● **Requirements**: Exclude pictures. Extract exactly the lines from the one that contains "Reproduce this chart with D3.js." down to the one that contains "var height = 430", both included.

● **Given entries**:
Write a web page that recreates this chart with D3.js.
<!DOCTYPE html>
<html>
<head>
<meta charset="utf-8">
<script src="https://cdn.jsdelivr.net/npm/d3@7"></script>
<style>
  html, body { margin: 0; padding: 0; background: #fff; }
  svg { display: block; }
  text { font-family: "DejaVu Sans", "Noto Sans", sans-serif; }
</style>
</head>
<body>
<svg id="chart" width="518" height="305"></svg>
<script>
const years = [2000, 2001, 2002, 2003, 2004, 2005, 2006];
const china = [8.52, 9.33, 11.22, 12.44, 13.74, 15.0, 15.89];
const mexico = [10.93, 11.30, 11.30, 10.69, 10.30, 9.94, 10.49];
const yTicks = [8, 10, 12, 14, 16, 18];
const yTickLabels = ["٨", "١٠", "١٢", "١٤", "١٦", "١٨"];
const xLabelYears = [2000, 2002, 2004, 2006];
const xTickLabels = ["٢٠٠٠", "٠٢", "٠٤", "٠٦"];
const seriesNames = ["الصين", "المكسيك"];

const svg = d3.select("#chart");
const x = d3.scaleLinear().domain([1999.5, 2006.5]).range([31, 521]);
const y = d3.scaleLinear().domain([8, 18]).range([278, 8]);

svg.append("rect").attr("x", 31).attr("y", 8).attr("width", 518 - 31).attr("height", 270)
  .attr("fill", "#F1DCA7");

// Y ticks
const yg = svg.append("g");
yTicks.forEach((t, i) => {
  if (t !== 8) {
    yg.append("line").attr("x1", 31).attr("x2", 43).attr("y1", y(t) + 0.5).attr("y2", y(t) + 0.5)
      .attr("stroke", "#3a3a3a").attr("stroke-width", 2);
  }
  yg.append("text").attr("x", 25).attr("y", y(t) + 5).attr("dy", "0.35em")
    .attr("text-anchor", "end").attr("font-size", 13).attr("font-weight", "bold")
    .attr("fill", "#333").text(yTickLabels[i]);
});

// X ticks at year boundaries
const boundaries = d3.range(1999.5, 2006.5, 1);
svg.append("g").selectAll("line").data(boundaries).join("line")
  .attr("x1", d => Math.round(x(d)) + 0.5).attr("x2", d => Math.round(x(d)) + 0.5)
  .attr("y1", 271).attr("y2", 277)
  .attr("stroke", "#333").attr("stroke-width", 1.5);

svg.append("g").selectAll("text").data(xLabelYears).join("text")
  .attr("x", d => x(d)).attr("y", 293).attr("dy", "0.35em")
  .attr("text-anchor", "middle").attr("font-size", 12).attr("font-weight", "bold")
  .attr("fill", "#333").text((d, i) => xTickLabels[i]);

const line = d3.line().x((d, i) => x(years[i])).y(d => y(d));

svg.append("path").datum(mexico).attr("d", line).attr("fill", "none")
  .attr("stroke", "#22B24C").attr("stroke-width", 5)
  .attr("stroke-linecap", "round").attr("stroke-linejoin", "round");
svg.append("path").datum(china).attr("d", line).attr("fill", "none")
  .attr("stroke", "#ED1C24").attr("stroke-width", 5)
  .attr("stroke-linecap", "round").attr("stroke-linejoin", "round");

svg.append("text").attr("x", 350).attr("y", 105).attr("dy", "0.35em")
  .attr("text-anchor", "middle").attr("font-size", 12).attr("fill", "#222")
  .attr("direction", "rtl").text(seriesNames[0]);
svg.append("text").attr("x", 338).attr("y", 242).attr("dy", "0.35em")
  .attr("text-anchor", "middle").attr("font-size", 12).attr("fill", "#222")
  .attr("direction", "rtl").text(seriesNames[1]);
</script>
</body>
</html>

--

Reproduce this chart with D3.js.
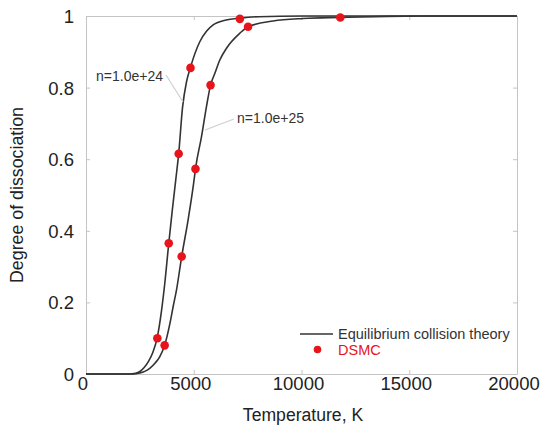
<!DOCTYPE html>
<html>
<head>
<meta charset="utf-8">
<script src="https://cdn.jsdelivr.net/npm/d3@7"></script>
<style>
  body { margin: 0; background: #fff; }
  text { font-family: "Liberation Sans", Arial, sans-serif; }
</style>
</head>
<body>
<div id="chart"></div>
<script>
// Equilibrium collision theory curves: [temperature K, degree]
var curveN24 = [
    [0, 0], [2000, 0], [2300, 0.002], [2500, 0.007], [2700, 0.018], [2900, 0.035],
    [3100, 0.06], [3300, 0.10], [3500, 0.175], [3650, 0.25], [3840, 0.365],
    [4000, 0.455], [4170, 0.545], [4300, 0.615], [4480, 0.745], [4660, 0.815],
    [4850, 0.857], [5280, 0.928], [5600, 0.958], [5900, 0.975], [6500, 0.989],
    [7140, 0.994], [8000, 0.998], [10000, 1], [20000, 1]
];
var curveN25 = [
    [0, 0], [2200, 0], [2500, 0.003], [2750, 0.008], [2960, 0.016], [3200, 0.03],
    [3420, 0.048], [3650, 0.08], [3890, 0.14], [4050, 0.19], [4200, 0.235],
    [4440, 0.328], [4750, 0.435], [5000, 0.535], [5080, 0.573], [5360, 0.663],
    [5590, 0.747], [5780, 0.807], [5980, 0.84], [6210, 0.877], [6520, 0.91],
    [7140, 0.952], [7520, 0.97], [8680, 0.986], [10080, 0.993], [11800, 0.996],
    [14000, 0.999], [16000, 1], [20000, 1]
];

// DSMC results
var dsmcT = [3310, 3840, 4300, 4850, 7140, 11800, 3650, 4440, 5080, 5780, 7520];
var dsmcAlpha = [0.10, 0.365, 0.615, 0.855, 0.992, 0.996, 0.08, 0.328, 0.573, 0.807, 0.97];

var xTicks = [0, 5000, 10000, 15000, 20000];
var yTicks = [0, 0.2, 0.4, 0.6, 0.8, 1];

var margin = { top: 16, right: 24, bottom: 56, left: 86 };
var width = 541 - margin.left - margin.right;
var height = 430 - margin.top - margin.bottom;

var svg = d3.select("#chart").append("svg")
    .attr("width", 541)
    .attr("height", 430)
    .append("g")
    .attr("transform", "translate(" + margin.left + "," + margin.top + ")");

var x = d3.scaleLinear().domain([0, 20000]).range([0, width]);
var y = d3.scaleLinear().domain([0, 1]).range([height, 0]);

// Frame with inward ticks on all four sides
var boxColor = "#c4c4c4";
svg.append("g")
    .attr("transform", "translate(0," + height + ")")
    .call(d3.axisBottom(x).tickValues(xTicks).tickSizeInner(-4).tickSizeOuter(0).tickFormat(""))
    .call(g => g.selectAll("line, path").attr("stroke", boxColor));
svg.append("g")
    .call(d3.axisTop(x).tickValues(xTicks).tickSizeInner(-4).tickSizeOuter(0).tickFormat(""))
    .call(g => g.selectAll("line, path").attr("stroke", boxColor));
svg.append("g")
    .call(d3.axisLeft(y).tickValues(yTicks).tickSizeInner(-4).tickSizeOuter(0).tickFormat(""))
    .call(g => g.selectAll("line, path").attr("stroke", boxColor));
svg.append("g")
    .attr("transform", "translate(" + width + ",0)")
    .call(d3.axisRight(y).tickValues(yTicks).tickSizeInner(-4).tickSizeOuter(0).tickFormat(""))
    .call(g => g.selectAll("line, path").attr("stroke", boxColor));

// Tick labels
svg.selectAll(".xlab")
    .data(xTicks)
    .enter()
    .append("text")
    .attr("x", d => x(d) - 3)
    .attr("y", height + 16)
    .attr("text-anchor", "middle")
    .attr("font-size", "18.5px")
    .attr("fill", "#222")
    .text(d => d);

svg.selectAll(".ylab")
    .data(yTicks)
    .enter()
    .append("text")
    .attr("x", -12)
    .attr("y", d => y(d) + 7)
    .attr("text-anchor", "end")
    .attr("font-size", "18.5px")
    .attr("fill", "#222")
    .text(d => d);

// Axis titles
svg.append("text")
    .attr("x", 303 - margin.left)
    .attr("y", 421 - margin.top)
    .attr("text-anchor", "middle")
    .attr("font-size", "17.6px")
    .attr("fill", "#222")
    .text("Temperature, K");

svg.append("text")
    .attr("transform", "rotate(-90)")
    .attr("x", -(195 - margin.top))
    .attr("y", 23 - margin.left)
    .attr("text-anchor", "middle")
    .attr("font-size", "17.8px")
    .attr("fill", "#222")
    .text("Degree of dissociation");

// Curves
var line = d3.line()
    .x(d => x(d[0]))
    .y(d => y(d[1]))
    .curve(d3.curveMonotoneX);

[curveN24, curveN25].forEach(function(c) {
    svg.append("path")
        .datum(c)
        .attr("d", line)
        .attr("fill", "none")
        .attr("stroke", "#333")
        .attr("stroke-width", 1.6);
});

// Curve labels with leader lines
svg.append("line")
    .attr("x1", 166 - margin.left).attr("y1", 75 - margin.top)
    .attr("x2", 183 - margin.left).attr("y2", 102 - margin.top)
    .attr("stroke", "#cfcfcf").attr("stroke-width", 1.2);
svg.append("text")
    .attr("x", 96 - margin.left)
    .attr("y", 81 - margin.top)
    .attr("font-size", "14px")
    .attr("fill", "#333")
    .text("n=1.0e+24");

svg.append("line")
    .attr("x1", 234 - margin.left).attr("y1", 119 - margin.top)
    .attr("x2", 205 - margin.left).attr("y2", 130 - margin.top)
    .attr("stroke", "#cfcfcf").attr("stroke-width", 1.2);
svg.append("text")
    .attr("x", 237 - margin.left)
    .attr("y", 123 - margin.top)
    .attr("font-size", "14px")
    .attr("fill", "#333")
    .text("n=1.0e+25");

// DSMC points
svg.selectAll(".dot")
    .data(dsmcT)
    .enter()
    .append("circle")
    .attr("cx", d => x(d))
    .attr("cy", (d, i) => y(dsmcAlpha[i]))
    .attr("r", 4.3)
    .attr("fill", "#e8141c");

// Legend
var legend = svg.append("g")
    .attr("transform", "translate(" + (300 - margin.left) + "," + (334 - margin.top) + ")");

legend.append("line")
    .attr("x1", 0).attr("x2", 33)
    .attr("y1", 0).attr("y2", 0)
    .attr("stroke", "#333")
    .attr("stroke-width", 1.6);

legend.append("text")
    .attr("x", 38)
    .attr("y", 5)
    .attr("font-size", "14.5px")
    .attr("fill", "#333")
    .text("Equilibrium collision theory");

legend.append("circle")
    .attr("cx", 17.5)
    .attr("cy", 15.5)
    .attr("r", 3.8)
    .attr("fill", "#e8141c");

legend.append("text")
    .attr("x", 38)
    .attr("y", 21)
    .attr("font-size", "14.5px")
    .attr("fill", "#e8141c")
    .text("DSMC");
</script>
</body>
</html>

● **Result for this exercise**:
Reproduce this chart with D3.js.
<!DOCTYPE html>
<html>
<head>
<meta charset="utf-8">
<script src="https://cdn.jsdelivr.net/npm/d3@7"></script>
<style>
  body { margin: 0; background: #fff; }
  text { font-family: "Liberation Sans", Arial, sans-serif; }
</style>
</head>
<body>
<div id="chart"></div>
<script>
// Equilibrium collision theory curves: [temperature K, degree]
var curveN24 = [
    [0, 0], [2000, 0], [2300, 0.002], [2500, 0.007], [2700, 0.018], [2900, 0.035],
    [3100, 0.06], [3300, 0.10], [3500, 0.175], [3650, 0.25], [3840, 0.365],
    [4000, 0.455], [4170, 0.545], [4300, 0.615], [4480, 0.745], [4660, 0.815],
    [4850, 0.857], [5280, 0.928], [5600, 0.958], [5900, 0.975], [6500, 0.989],
    [7140, 0.994], [8000, 0.998], [10000, 1], [20000, 1]
];
var curveN25 = [
    [0, 0], [2200, 0], [2500, 0.003], [2750, 0.008], [2960, 0.016], [3200, 0.03],
    [3420, 0.048], [3650, 0.08], [3890, 0.14], [4050, 0.19], [4200, 0.235],
    [4440, 0.328], [4750, 0.435], [5000, 0.535], [5080, 0.573], [5360, 0.663],
    [5590, 0.747], [5780, 0.807], [5980, 0.84], [6210, 0.877], [6520, 0.91],
    [7140, 0.952], [7520, 0.97], [8680, 0.986], [10080, 0.993], [11800, 0.996],
    [14000, 0.999], [16000, 1], [20000, 1]
];

// DSMC results
var dsmcT = [3310, 3840, 4300, 4850, 7140, 11800, 3650, 4440, 5080, 5780, 7520];
var dsmcAlpha = [0.10, 0.365, 0.615, 0.855, 0.992, 0.996, 0.08, 0.328, 0.573, 0.807, 0.97];

var xTicks = [0, 5000, 10000, 15000, 20000];
var yTicks = [0, 0.2, 0.4, 0.6, 0.8, 1];

var margin = { top: 16, right: 24, bottom: 56, left: 86 };
var width = 541 - margin.left - margin.right;
var height = 430 - margin.top - margin.bottom;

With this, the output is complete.